> **PROBLEM DESCRIPTION**:
Restate, word for word, every line of the data.

> **INFORMATION SUPPLIED**:
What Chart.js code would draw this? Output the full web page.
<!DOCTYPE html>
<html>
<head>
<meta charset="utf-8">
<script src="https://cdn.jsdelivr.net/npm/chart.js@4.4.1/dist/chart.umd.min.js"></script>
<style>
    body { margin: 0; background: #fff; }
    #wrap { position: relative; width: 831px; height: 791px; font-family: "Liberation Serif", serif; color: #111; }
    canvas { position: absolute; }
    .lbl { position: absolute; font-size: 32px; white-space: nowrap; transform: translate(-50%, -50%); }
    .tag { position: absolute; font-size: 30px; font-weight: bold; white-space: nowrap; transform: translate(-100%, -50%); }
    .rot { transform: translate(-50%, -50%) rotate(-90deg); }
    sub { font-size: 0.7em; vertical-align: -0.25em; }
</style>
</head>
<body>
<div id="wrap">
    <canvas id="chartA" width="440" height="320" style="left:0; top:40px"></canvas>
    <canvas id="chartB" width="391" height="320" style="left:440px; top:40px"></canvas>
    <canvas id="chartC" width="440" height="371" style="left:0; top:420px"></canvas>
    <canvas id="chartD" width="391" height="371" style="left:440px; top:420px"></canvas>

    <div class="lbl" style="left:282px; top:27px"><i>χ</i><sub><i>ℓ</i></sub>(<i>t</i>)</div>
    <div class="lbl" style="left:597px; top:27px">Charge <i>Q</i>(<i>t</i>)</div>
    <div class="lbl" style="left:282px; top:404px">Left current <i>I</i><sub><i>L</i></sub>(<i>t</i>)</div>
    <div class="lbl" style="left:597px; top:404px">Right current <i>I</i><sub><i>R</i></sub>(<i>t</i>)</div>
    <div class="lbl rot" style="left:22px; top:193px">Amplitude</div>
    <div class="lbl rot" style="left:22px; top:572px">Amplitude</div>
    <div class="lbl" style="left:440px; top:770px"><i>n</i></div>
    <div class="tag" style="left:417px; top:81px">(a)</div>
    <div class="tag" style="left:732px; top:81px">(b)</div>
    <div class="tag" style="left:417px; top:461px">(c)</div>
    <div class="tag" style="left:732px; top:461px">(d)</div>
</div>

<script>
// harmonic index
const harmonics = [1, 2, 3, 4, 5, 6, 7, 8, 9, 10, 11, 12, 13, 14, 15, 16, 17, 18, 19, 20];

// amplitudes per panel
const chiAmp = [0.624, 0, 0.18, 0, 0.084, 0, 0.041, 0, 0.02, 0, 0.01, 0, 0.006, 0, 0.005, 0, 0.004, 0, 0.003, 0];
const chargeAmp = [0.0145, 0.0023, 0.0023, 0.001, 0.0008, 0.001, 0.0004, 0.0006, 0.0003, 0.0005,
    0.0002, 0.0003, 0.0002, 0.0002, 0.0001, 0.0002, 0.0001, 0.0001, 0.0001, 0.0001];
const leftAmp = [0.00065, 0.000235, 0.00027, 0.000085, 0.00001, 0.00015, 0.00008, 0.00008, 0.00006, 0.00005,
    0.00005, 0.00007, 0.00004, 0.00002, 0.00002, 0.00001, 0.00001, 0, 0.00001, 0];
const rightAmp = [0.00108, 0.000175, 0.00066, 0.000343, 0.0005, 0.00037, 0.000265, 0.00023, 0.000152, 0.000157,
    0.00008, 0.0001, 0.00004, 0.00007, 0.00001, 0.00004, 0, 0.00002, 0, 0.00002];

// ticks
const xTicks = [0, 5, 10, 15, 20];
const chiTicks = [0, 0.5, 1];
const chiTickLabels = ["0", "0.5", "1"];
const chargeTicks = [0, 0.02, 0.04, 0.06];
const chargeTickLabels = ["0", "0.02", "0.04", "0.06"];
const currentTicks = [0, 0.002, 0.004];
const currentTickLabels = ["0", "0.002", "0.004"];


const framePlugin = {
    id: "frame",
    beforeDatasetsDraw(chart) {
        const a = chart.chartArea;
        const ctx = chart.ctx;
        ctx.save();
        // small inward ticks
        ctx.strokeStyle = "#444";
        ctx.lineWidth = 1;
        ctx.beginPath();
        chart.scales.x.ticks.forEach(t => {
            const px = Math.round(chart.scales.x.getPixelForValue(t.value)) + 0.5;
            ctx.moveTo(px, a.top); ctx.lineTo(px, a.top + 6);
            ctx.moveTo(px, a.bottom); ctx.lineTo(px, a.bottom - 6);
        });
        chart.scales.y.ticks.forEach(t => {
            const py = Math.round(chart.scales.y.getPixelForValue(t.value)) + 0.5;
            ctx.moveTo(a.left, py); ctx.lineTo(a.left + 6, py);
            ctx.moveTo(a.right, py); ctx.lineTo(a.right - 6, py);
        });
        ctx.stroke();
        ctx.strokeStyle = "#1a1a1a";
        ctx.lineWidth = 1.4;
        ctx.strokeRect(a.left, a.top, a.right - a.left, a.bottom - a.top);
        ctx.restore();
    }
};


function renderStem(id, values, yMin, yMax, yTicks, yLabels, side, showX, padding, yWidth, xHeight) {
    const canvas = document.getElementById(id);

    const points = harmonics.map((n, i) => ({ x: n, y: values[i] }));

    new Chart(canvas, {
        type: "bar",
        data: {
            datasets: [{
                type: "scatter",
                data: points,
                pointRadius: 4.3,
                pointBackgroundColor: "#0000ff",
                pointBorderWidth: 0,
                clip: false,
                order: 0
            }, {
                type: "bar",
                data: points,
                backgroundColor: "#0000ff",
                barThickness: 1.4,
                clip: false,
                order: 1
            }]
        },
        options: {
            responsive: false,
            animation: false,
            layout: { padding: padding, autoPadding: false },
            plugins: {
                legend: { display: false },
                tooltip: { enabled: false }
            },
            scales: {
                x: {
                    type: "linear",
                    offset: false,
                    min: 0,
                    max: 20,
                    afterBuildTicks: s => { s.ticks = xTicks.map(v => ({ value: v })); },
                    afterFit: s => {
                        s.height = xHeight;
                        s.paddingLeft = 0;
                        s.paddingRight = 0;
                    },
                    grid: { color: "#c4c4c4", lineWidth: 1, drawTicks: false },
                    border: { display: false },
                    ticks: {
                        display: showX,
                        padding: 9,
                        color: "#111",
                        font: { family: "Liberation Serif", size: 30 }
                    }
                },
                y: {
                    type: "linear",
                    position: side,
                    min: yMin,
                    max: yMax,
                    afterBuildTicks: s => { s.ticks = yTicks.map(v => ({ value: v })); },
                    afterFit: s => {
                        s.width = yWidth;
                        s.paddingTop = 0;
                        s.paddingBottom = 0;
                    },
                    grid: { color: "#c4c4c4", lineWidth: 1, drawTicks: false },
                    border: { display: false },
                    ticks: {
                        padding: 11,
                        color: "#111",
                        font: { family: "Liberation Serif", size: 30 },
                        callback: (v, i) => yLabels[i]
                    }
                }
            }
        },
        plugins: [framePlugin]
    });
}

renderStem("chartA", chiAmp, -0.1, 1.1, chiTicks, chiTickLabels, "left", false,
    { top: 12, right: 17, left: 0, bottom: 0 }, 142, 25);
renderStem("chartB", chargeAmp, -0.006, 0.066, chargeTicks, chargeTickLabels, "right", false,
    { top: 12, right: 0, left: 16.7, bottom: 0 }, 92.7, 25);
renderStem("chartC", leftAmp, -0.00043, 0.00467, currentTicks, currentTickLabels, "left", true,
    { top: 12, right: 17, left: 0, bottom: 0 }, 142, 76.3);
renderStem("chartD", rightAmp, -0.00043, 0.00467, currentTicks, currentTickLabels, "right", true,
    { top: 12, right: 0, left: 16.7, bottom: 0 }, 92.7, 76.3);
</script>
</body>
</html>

> **SOLUTION FOR THIS TASK**:
What Chart.js code would draw this? Output the full web page.
<!DOCTYPE html>
<html>
<head>
<meta charset="utf-8">
<script src="https://cdn.jsdelivr.net/npm/chart.js@4.4.1/dist/chart.umd.min.js"></script>
<style>
    body { margin: 0; background: #fff; }
    #wrap { position: relative; width: 831px; height: 791px; font-family: "Liberation Serif", serif; color: #111; }
    canvas { position: absolute; }
    .lbl { position: absolute; font-size: 32px; white-space: nowrap; transform: translate(-50%, -50%); }
    .tag { position: absolute; font-size: 30px; font-weight: bold; white-space: nowrap; transform: translate(-100%, -50%); }
    .rot { transform: translate(-50%, -50%) rotate(-90deg); }
    sub { font-size: 0.7em; vertical-align: -0.25em; }
</style>
</head>
<body>
<div id="wrap">
    <canvas id="chartA" width="440" height="320" style="left:0; top:40px"></canvas>
    <canvas id="chartB" width="391" height="320" style="left:440px; top:40px"></canvas>
    <canvas id="chartC" width="440" height="371" style="left:0; top:420px"></canvas>
    <canvas id="chartD" width="391" height="371" style="left:440px; top:420px"></canvas>

    <div class="lbl" style="left:282px; top:27px"><i>χ</i><sub><i>ℓ</i></sub>(<i>t</i>)</div>
    <div class="lbl" style="left:597px; top:27px">Charge <i>Q</i>(<i>t</i>)</div>
    <div class="lbl" style="left:282px; top:404px">Left current <i>I</i><sub><i>L</i></sub>(<i>t</i>)</div>
    <div class="lbl" style="left:597px; top:404px">Right current <i>I</i><sub><i>R</i></sub>(<i>t</i>)</div>
    <div class="lbl rot" style="left:22px; top:193px">Amplitude</div>
    <div class="lbl rot" style="left:22px; top:572px">Amplitude</div>
    <div class="lbl" style="left:440px; top:770px"><i>n</i></div>
    <div class="tag" style="left:417px; top:81px">(a)</div>
    <div class="tag" style="left:732px; top:81px">(b)</div>
    <div class="tag" style="left:417px; top:461px">(c)</div>
    <div class="tag" style="left:732px; top:461px">(d)</div>
</div>

<script>
// harmonic index
const harmonics = [1, 2, 3, 4, 5, 6, 7, 8, 9, 10, 11, 12, 13, 14, 15, 16, 17, 18, 19, 20];

// amplitudes per panel
const chiAmp = [0.624, 0, 0.18, 0, 0.084, 0, 0.041, 0, 0.02, 0, 0.01, 0, 0.006, 0, 0.005, 0, 0.004, 0, 0.003, 0];
const chargeAmp = [0.0145, 0.0023, 0.0023, 0.001, 0.0008, 0.001, 0.0004, 0.0006, 0.0003, 0.0005,
    0.0002, 0.0003, 0.0002, 0.0002, 0.0001, 0.0002, 0.0001, 0.0001, 0.0001, 0.0001];
const leftAmp = [0.00065, 0.000235, 0.00027, 0.000085, 0.00001, 0.00015, 0.00008, 0.00008, 0.00006, 0.00005,
    0.00005, 0.00007, 0.00004, 0.00002, 0.00002, 0.00001, 0.00001, 0, 0.00001, 0];
const rightAmp = [0.00108, 0.000175, 0.00066, 0.000343, 0.0005, 0.00037, 0.000265, 0.00023, 0.000152, 0.000157,
    0.00008, 0.0001, 0.00004, 0.00007, 0.00001, 0.00004, 0, 0.00002, 0, 0.00002];

// ticks
const xTicks = [0, 5, 10, 15, 20];
const chiTicks = [0, 0.5, 1];
const chiTickLabels = ["0", "0.5", "1"];
const chargeTicks = [0, 0.02, 0.04, 0.06];
const chargeTickLabels = ["0", "0.02", "0.04", "0.06"];
const currentTicks = [0, 0.002, 0.004];
const currentTickLabels = ["0", "0.002", "0.004"];


const framePlugin = {
    id: "frame",
    beforeDatasetsDraw(chart) {
        const a = chart.chartArea;
        const ctx = chart.ctx;
        ctx.save();
        // small inward ticks
        ctx.strokeStyle = "#444";
        ctx.lineWidth = 1;
        ctx.beginPath();
        chart.scales.x.ticks.forEach(t => {
            const px = Math.round(chart.scales.x.getPixelForValue(t.value)) + 0.5;
            ctx.moveTo(px, a.top); ctx.lineTo(px, a.top + 6);
            ctx.moveTo(px, a.bottom); ctx.lineTo(px, a.bottom - 6);
        });
        chart.scales.y.ticks.forEach(t => {
            const py = Math.round(chart.scales.y.getPixelForValue(t.value)) + 0.5;
            ctx.moveTo(a.left, py); ctx.lineTo(a.left + 6, py);
            ctx.moveTo(a.right, py); ctx.lineTo(a.right - 6, py);
        });
        ctx.stroke();
        ctx.strokeStyle = "#1a1a1a";
        ctx.lineWidth = 1.4;
        ctx.strokeRect(a.left, a.top, a.right - a.left, a.bottom - a.top);
        ctx.restore();
    }
};


function renderStem(id, values, yMin, yMax, yTicks, yLabels, side, showX, padding, yWidth, xHeight) {
    const canvas = document.getElementById(id);

    const points = harmonics.map((n, i) => ({ x: n, y: values[i] }));

    new Chart(canvas, {
        type: "bar",
        data: {
            datasets: [{
                type: "scatter",
                data: points,
                pointRadius: 4.3,
                pointBackgroundColor: "#0000ff",
                pointBorderWidth: 0,
                clip: false,
                order: 0
            }, {
                type: "bar",
                data: points,
                backgroundColor: "#0000ff",
                barThickness: 1.4,
                clip: false,
                order: 1
            }]
        },
        options: {
            responsive: false,
            animation: false,
            layout: { padding: padding, autoPadding: false },
            plugins: {
                legend: { display: false },
                tooltip: { enabled: false }
            },
            scales: {
                x: {
                    type: "linear",
                    offset: false,
                    min: 0,
                    max: 20,
                    afterBuildTicks: s => { s.ticks = xTicks.map(v => ({ value: v })); },
                    afterFit: s => {
                        s.height = xHeight;
                        s.paddingLeft = 0;
                        s.paddingRight = 0;
                    },
                    grid: { color: "#c4c4c4", lineWidth: 1, drawTicks: false },
                    border: { display: false },
                    ticks: {
                        display: showX,
                        padding: 9,
                        color: "#111",
                        font: { family: "Liberation Serif", size: 30 }
                    }
                },
                y: {
                    type: "linear",
                    position: side,
                    min: yMin,
                    max: yMax,
                    afterBuildTicks: s => { s.ticks = yTicks.map(v => ({ value: v })); },
                    afterFit: s => {
                        s.width = yWidth;
                        s.paddingTop = 0;
                        s.paddingBottom = 0;
                    },
                    grid: { color: "#c4c4c4", lineWidth: 1, drawTicks: false },
                    border: { display: false },
                    ticks: {
                        padding: 11,
                        color: "#111",
                        font: { family: "Liberation Serif", size: 30 },
                        callback: (v, i) => yLabels[i]
                    }
                }
            }
        },
        plugins: [framePlugin]
    });
}

renderStem("chartA", chiAmp, -0.1, 1.1, chiTicks, chiTickLabels, "left", false,
    { top: 12, right: 17, left: 0, bottom: 0 }, 142, 25);
renderStem("chartB", chargeAmp, -0.006, 0.066, chargeTicks, chargeTickLabels, "right", false,
    { top: 12, right: 0, left: 16.7, bottom: 0 }, 92.7, 25);
renderStem("chartC", leftAmp, -0.00043, 0.00467, currentTicks, currentTickLabels, "left", true,
    { top: 12, right: 17, left: 0, bottom: 0 }, 142, 76.3);
renderStem("chartD", rightAmp, -0.00043, 0.00467, currentTicks, currentTickLabels, "right", true,
    { top: 12, right: 0, left: 16.7, bottom: 0 }, 92.7, 76.3);
</script>
</body>
</html>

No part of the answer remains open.